Però questo è niente. Andiamo direttamente in Usa: che dire dello scandalo in casa democratica innescata dalle 20 mila email diffuse da Wikileaks le quali palesano come l’intera classe dirigente del partito si sia coalizzata per impedire a tutti i costi una vittoria di Sanders sulla Clinton? Debbie Wasserman-Shultz che guida la segreteria dei democratici interamente coinvolta in una vicenda grave come il Watergate se non di più, si è dovuta dimettere poche ore prima dall’apertura della convention democratica a Filadelfia, ma nel partito invece del mea culpa domina una ridicola teoria complottista secondo la quale all’origine del fattaccio ci sia immaginate chi? Putin tanto per cambiare, il quale avrebbe scatenato degli hacker russi per forzare il server dei democratici. La grande stampa segue belante i voleri dell’establishment limitandosi solo, come fa il New York Times, a sottolineare la quasi impossibilità di determinare l’origine di un attacco informatico e dunque la totale pretestuosità di questo ennesimo attacco a Mosca. Siamo di fronte a una forma di complottismo “per distrazione” che non cerca nemmeno di negare o aggiustare i fatti, ma tenta di sterilizzarne l’effetto con l’evocazione del grande nemico. Tanto più che adesso si può dire che Putin sta con Trump.

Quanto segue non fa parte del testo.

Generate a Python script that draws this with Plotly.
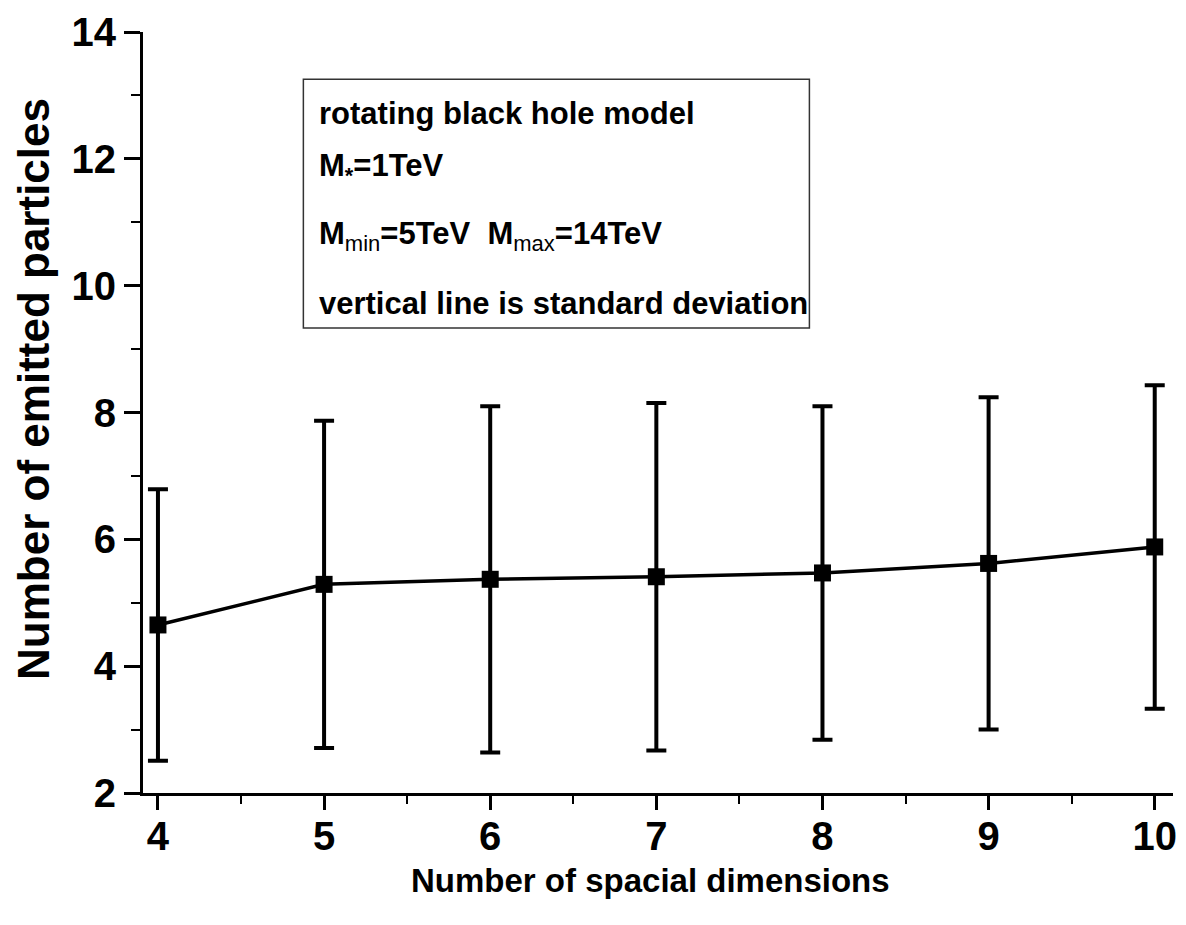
import plotly.graph_objects as go

# Number of spatial dimensions vs. mean number of emitted particles
dimensions = [4, 5, 6, 7, 8, 9, 10]
mean_particles = [4.65, 5.29, 5.37, 5.41, 5.47, 5.62, 5.88]
std_dev = [2.14, 2.58, 2.73, 2.74, 2.63, 2.62, 2.55]

y_ticks = [2, 4, 6, 8, 10, 12, 14]
x_ticks = [4, 5, 6, 7, 8, 9, 10]

info_lines = [
    "rotating black hole model",
    "M<sub>*</sub>=1TeV",
    "M<sub><span style='font-size:22px;font-weight:normal'>min</span></sub>=5TeV  "
    "M<sub><span style='font-size:22px;font-weight:normal'>max</span></sub>=14TeV",
    "vertical line is standard deviation",
]

FONT = "Liberation Sans, Arial, sans-serif"

fig = go.Figure()
fig.add_trace(go.Scatter(
    x=dimensions,
    y=mean_particles,
    mode="lines+markers",
    line=dict(color="black", width=3.5),
    marker=dict(symbol="square", size=17, color="black"),
    error_y=dict(type="data", array=std_dev, visible=True,
                 color="black", thickness=4, width=10),
    showlegend=False,
))

fig.update_layout(
    width=1186, height=925,
    margin=dict(l=143, r=9, t=32, b=132),
    paper_bgcolor="white", plot_bgcolor="white",
    font=dict(family=FONT, color="black"),
)

fig.update_xaxes(
    range=[3.91, 10.11],
    tickmode="array", tickvals=x_ticks, ticktext=[str(v) for v in x_ticks],
    ticks="outside", ticklen=14, tickwidth=3, tickcolor="black",
    ticklabelstandoff=-8,
    minor=dict(ticks="outside", ticklen=8, tickwidth=2, tickcolor="black", dtick=0.5, showgrid=False),
    showline=True, linecolor="black", linewidth=3,
    showgrid=False, zeroline=False,
    tickfont=dict(family=FONT, size=40, weight="bold", color="black"),
)
fig.update_yaxes(
    range=[2, 14],
    tickmode="array", tickvals=y_ticks, ticktext=[str(v) for v in y_ticks],
    ticks="outside", ticklen=16, tickwidth=3, tickcolor="black",
    ticklabelstandoff=0,
    minor=dict(ticks="outside", ticklen=9, tickwidth=2, tickcolor="black", dtick=1, showgrid=False),
    showline=True, linecolor="black", linewidth=3,
    showgrid=False, zeroline=False,
    tickfont=dict(family=FONT, size=40, weight="bold", color="black"),
)

# Axis titles
fig.add_annotation(
    text="Number of emitted particles", textangle=-90,
    xref="paper", yref="paper", x=0, y=0.531, xshift=-109,
    xanchor="center", yanchor="middle", showarrow=False,
    font=dict(family=FONT, size=44, weight="bold", color="black"),
)
fig.add_annotation(
    text="Number of spacial dimensions",
    xref="paper", yref="paper", x=0.493, y=0, yshift=-87,
    xanchor="center", yanchor="middle", showarrow=False,
    font=dict(family=FONT, size=33, weight="bold", color="black"),
)

# Info box
fig.add_shape(
    type="rect", xref="paper", yref="paper",
    x0=0.1557, x1=0.647, y0=0.611, y1=0.938,
    line=dict(color="#333333", width=1.5), fillcolor="rgba(0,0,0,0)",
)
line_centers_px = [113, 168, 236, 303]
for txt, cy in zip(info_lines, line_centers_px):
    fig.add_annotation(
        text=txt, xref="paper", yref="paper",
        x=0.169, y=(793 - cy) / 761,
        xanchor="left", yanchor="middle", showarrow=False,
        font=dict(family=FONT, size=31, weight="bold", color="black"),
    )

fig.write_html("out.html")
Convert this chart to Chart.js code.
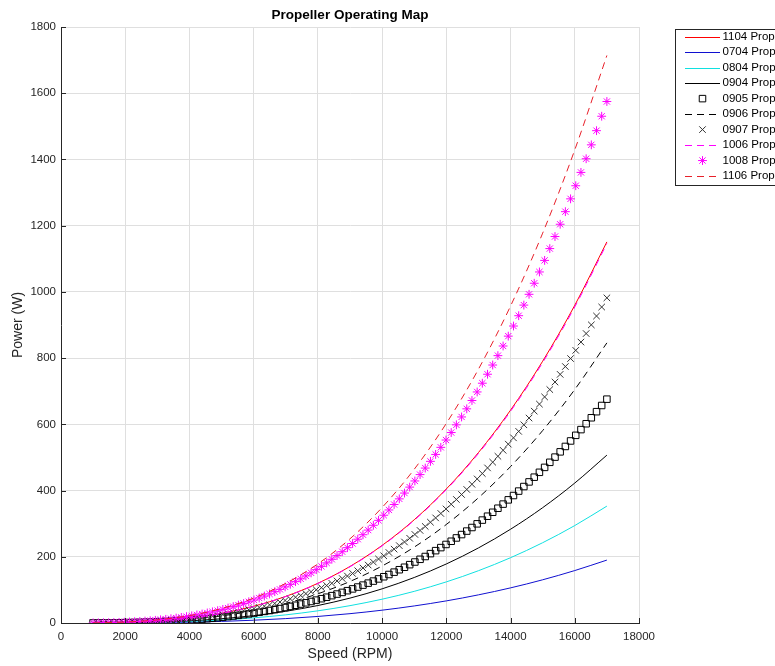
<!DOCTYPE html>
<html>
<head>
<meta charset="utf-8">
<title>Propeller Operating Map</title>
<script src="https://cdn.jsdelivr.net/npm/chart.js@4/dist/chart.umd.min.js"></script>
<style>
  html, body { margin: 0; padding: 0; background: #fff; }
  #wrap { width: 775px; height: 666px; }
</style>
</head>
<body>
<div id="wrap"><canvas id="mapChart" width="775" height="666"></canvas></div>
<script>
// speed points of the marker series (RPM)
const speedFine = [
  1000, 1162, 1323, 1485, 1646, 1808, 1970, 2131, 2293, 2455,
  2616, 2778, 2939, 3101, 3263, 3424, 3586, 3747, 3909, 4071,
  4232, 4394, 4556, 4717, 4879, 5040, 5202, 5364, 5525, 5687,
  5848, 6010, 6172, 6333, 6495, 6657, 6818, 6980, 7141, 7303,
  7465, 7626, 7788, 7949, 8111, 8273, 8434, 8596, 8758, 8919,
  9081, 9242, 9404, 9566, 9727, 9889, 10051, 10212, 10374, 10535,
  10697, 10859, 11020, 11182, 11343, 11505, 11667, 11828, 11990, 12152,
  12313, 12475, 12636, 12798, 12960, 13121, 13283, 13444, 13606, 13768,
  13929, 14091, 14253, 14414, 14576, 14737, 14899, 15061, 15222, 15384,
  15545, 15707, 15869, 16030, 16192, 16354, 16515, 16677, 16838, 17000
];

// speed points read for the plain line series (RPM)
const speedCoarse = [1000, 2000, 3000, 4000, 5000, 6000, 7000, 8000, 9000,
  10000, 11000, 12000, 13000, 14000, 15000, 16000, 17000];

// power (W)
const p1104 = [0.2, 1.9, 6.3, 15.0, 29.3, 50.6, 80.4, 120.0, 170.8, 234.3, 311.8, 404.8, 514.7, 642.9, 790.7, 959.6, 1151];
const p0704 = [0.0, 0.3, 1.0, 2.5, 4.8, 8.4, 13.3, 19.8, 28.2, 38.7, 51.5, 66.8, 85.0, 106.1, 130.5, 158.4, 190];
const p0804 = [0.1, 0.6, 1.9, 4.6, 9.0, 15.5, 24.6, 36.8, 52.4, 71.9, 95.6, 124.2, 157.9, 197.2, 242.5, 294.3, 353];
const p0904 = [0.1, 0.8, 2.8, 6.6, 12.9, 22.3, 35.4, 52.8, 75.2, 103.2, 137.4, 178.3, 226.7, 283.2, 348.3, 422.7, 507];
const p0905 = [
  0.1, 0.2, 0.3, 0.5, 0.6, 0.8, 1.1, 1.3, 1.7, 2.0,
  2.5, 2.9, 3.5, 4.1, 4.8, 5.5, 6.3, 7.2, 8.2, 9.3,
  10.4, 11.7, 13.0, 14.4, 16.0, 17.6, 19.4, 21.2, 23.2, 25.3,
  27.5, 29.9, 32.3, 35.0, 37.7, 40.6, 43.6, 46.8, 50.1, 53.6,
  57.2, 61.0, 65.0, 69.1, 73.4, 77.9, 82.6, 87.4, 92.4, 97.6,
  103.0, 108.6, 114.4, 120.4, 126.6, 133.1, 139.7, 146.5, 153.6, 160.9,
  168.4, 176.2, 184.2, 192.4, 200.8, 209.5, 218.5, 227.7, 237.2, 246.9,
  256.9, 267.1, 277.6, 288.4, 299.5, 310.8, 322.5, 334.4, 346.6, 359.1,
  371.9, 385.0, 398.4, 412.1, 426.1, 440.4, 455.1, 470.0, 485.3, 501.0,
  516.9, 533.2, 549.8, 566.8, 584.1, 601.8, 619.8, 638.2, 656.9, 676.0
];
const p0906 = [0.2, 1.4, 4.7, 11.0, 21.5, 37.2, 59.1, 88.2, 125.5, 172.2, 229.2, 297.6, 378.3, 472.5, 581.2, 705.3, 846];
const p0907 = [
  0.2, 0.3, 0.5, 0.7, 0.9, 1.2, 1.5, 1.9, 2.4, 3.0,
  3.6, 4.3, 5.1, 6.0, 6.9, 8.0, 9.2, 10.5, 11.9, 13.5,
  15.2, 17.0, 18.9, 21.0, 23.2, 25.6, 28.1, 30.8, 33.7, 36.8,
  40.0, 43.4, 47.0, 50.8, 54.8, 59.0, 63.4, 68.0, 72.8, 77.9,
  83.1, 88.7, 94.4, 100.4, 106.7, 113.2, 119.9, 127.0, 134.3, 141.8,
  149.7, 157.8, 166.2, 175.0, 184.0, 193.3, 202.9, 212.9, 223.1, 233.7,
  244.7, 255.9, 267.5, 279.5, 291.7, 304.4, 317.4, 330.8, 344.5, 358.6,
  373.1, 388.0, 403.3, 419.0, 435.1, 451.5, 468.4, 485.7, 503.5, 521.6,
  540.2, 559.2, 578.7, 598.6, 619.0, 639.8, 661.1, 682.8, 705.0, 727.7,
  750.9, 774.6, 798.7, 823.4, 848.5, 874.2, 900.4, 927.1, 954.3, 982.0
];
const p1006 = [0.2, 1.9, 6.3, 14.9, 29.1, 50.3, 79.9, 119.3, 169.9, 233.1, 310.2, 402.7, 512.0, 639.5, 786.6, 954.6, 1146];
const p1008 = [
  0.3, 0.5, 0.7, 1.0, 1.4, 1.9, 2.4, 3.1, 3.9, 4.7,
  5.7, 6.9, 8.1, 9.6, 11.1, 12.9, 14.8, 16.9, 19.2, 21.6,
  24.3, 27.2, 30.3, 33.7, 37.2, 41.1, 45.1, 49.5, 54.1, 59.0,
  64.1, 69.6, 75.4, 81.4, 87.8, 94.6, 101.6, 109.0, 116.8, 124.9,
  133.3, 142.2, 151.4, 161.1, 171.1, 181.5, 192.4, 203.6, 215.3, 227.5,
  240.1, 253.1, 266.6, 280.6, 295.1, 310.0, 325.5, 341.4, 357.9, 374.9,
  392.4, 410.4, 429.0, 448.2, 467.9, 488.2, 509.1, 530.5, 552.6, 575.2,
  598.5, 622.3, 646.8, 672.0, 697.8, 724.2, 751.3, 779.1, 807.5, 836.6,
  866.4, 896.9, 928.1, 960.1, 992.7, 1026.1, 1060.2, 1095.1, 1130.8, 1167.2,
  1204.3, 1242.3, 1281.0, 1320.6, 1360.9, 1402.1, 1444.1, 1486.9, 1530.5, 1575.0
];
const p1106 = [0.3, 2.8, 9.4, 22.3, 43.6, 75.4, 119.7, 178.6, 254.3, 348.9, 464.3, 602.9, 766.5, 957.3, 1177.4, 1429.0, 1714];

const xTicks = [0, 2000, 4000, 6000, 8000, 10000, 12000, 14000, 16000, 18000];
const yTicks = [0, 200, 400, 600, 800, 1000, 1200, 1400, 1600, 1800];

const FONT = '"Liberation Sans", Arial, Helvetica, sans-serif';
const INK = "#262626";

function pts(xs, ys) {
  return ys.map((y, i) => ({ x: xs[i], y: y }));
}

function lineSet(label, xs, ys, color, dash) {
  return {
    label: label,
    data: pts(xs, ys),
    borderColor: color,
    backgroundColor: color,
    borderWidth: 1,
    borderDash: dash || [],
    pointRadius: 0,
    cubicInterpolationMode: "monotone",
    showLine: true,
  };
}

function markerSet(label, xs, ys, color, style, radius) {
  return {
    label: label,
    data: pts(xs, ys),
    borderColor: color,
    backgroundColor: "rgba(0,0,0,0)",
    pointStyle: style,
    pointRadius: radius,
    pointBorderWidth: 1,
    showLine: false,
  };
}

const datasets = [
  lineSet("1104 Propeller", speedCoarse, p1104, "#ff0000"),
  lineSet("0704 Propeller", speedCoarse, p0704, "#1010d0"),
  lineSet("0804 Propeller", speedCoarse, p0804, "#10e0e0"),
  lineSet("0904 Propeller", speedCoarse, p0904, "#000000"),
  markerSet("0905 Propeller", speedFine, p0905, "#000000", "rect", 4.6),
  lineSet("0906 Propeller", speedCoarse, p0906, "#000000", [7, 5]),
  markerSet("0907 Propeller", speedFine, p0907, "#333333", "crossRot", 4.6),
  lineSet("1006 Propeller", speedCoarse, p1006, "#ff00ff", [7, 5]),
  markerSet("1008 Propeller", speedFine, p1008, "#ff00ff", "star", 4.4),
  lineSet("1106 Propeller", speedCoarse, p1106, "#e8202a", [7, 5]),
];
// later series drawn on top, like the original plot
datasets.forEach((d, i) => { d.order = -i; });

// title, inward tick marks and the boxed legend
const decorPlugin = {
  id: "decor",
  afterDraw(chart) {
    const ctx = chart.ctx;
    const area = chart.chartArea;
    const xs = chart.scales.x;
    const ys = chart.scales.y;
    ctx.save();

    ctx.fillStyle = "#000";
    ctx.font = "bold 13.5px " + FONT;
    ctx.textAlign = "center";
    ctx.textBaseline = "middle";
    ctx.fillText("Propeller Operating Map", (area.left + area.right) / 2, 15);

    ctx.strokeStyle = INK;
    ctx.lineWidth = 1;
    ctx.beginPath();
    xTicks.forEach((v) => {
      const px = Math.round(xs.getPixelForValue(v)) + 0.5;
      ctx.moveTo(px, area.bottom);
      ctx.lineTo(px, area.bottom - 5);
    });
    yTicks.forEach((v) => {
      const py = Math.round(ys.getPixelForValue(v)) + 0.5;
      ctx.moveTo(area.left, py);
      ctx.lineTo(area.left + 5, py);
    });
    ctx.stroke();

    // legend box
    const bx = 675.5, by = 29.5, bw = 140, bh = 156;
    ctx.fillStyle = "#fff";
    ctx.fillRect(bx, by, bw, bh);
    ctx.strokeStyle = INK;
    ctx.strokeRect(bx, by, bw, bh);

    chart.data.datasets.forEach((ds, i) => {
      const y = 36.7 + i * 15.48;
      ctx.strokeStyle = ds.borderColor;
      ctx.lineWidth = 1;
      if (ds.showLine) {
        ctx.setLineDash(ds.borderDash || []);
        ctx.beginPath();
        ctx.moveTo(685, Math.round(y) + 0.5);
        ctx.lineTo(720, Math.round(y) + 0.5);
        ctx.stroke();
        ctx.setLineDash([]);
      } else {
        const cx = 702.5, cy = y, r = ds.pointRadius;
        ctx.beginPath();
        if (ds.pointStyle === "rect") {
          const s = r * Math.SQRT1_2;
          ctx.rect(cx - s, cy - s, 2 * s, 2 * s);
        } else {
          const d = r * Math.SQRT1_2;
          ctx.moveTo(cx - d, cy - d); ctx.lineTo(cx + d, cy + d);
          ctx.moveTo(cx - d, cy + d); ctx.lineTo(cx + d, cy - d);
          if (ds.pointStyle === "star") {
            ctx.moveTo(cx, cy - r); ctx.lineTo(cx, cy + r);
            ctx.moveTo(cx - r, cy); ctx.lineTo(cx + r, cy);
          }
        }
        ctx.stroke();
      }
      ctx.fillStyle = "#000";
      ctx.font = "11.5px " + FONT;
      ctx.textAlign = "left";
      ctx.textBaseline = "middle";
      ctx.fillText(ds.label, 722.5, y);
    });
    ctx.restore();
  },
};

const canvas = document.getElementById("mapChart");
const chart = new Chart(canvas.getContext("2d"), {
  type: "scatter",
  data: { datasets: datasets },
  options: {
    responsive: false,
    animation: false,
    layout: { padding: { top: 27, right: 136, bottom: 0, left: 0 } },
    plugins: {
      legend: { display: false },
      title: { display: false },
      tooltip: { enabled: false },
    },
    scales: {
      x: {
        type: "linear",
        min: 0,
        max: 18000,
        afterFit: function (s) { s.height = 43; },
        afterBuildTicks: function (s) { s.ticks = xTicks.map((v) => ({ value: v })); },
        ticks: {
          color: INK,
          font: { family: FONT, size: 11.5 },
          padding: 7,
          maxRotation: 0,
          autoSkip: false,
          callback: (v) => String(v),
        },
        grid: { color: "#dfdfdf", drawTicks: false },
        border: { color: INK, width: 1 },
        title: {
          display: true,
          text: "Speed (RPM)",
          color: INK,
          font: { family: FONT, size: 14 },
          padding: { top: 0, bottom: 3 },
        },
      },
      y: {
        type: "linear",
        min: 0,
        max: 1800,
        afterFit: function (s) { s.width = 61; },
        afterBuildTicks: function (s) { s.ticks = yTicks.map((v) => ({ value: v })); },
        ticks: {
          color: INK,
          font: { family: FONT, size: 11.5 },
          padding: 5,
          autoSkip: false,
          callback: (v) => String(v),
        },
        grid: { color: "#dfdfdf", drawTicks: false },
        border: { color: INK, width: 1 },
        title: {
          display: true,
          text: "Power (W)",
          color: INK,
          font: { family: FONT, size: 14 },
          padding: { top: 10, bottom: 0 },
        },
      },
    },
  },
  plugins: [decorPlugin],
});
</script>
</body>
</html>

Infine c’è la vicenda di Sandra Bertin, che ad onta del nome di chiara origine italiana, è la poliziotta responsabile della videosorveglianza a Nizza, la notte dell’attentato, la quale ha denunciato le pressioni avute quella notte dal governo per modificare il proprio rapporto e dire che vi erano uomini della polizia dove invece non c’erano. Di certo il potere francese non si aspettava di trovare un ostacolo del genere nella sua narrazione unica degli eventi, che non è certo poca cosa, visto che da due anni l’unica credibilità di Hollande e degli esecutivi si basa sull’emozione degli attentati e sul grandioso spiegamento di apparati di sicurezza in favore dei quali si è abolito lo stato di diritto: scoprire che in fondo si tratta di una messa in scena sarebbe letale. Così il ministro dell’Interno Cazeneuve l’ha denunciata per diffamazione, mentre il primo ministro Manuel Valls, lancia dichiarazioni durissime contro di lei che tra l’altro non si vede quale ragione abbia per mentire. E’ nata anche una pagina Facebook e una petizione per difenderla (qui), ma ecco che dopo aver dato ordine di cancellare tutte le riprese di quella notte, cosa che indirettamente conferma le dichiarazioni della poliziotta e al comtepo le impedisce di provarle, il governo s’inventa che la Bertin agisce così perché strumentalizzata da poteri misteriosi. Un complottismo da bar, che certo non compensa la cattiva coscienza con la quale è stato ritirato dal mercato un film franco-americano, Bastille day, che racconta di un attentato terroristico in Francia nell’anniversario della presa della Bastiglia e organizzato dal Ministero degli Interni, sul quale sono chiamati a far luce un truffatore americano e un agente della Cia. Immagino sia una robaccia come tutte quelle in cui gli agenti della Cia salvano il mondo dai perversi non americani, ma colpisce il fatto che si voglia assolutamente evitare qualsiasi suggerimento che il potere possa c’entrare qualcosa negli attentati. Si sa che l’uomo della strada è così suggestionabile da credere perfino al complottismo di potere.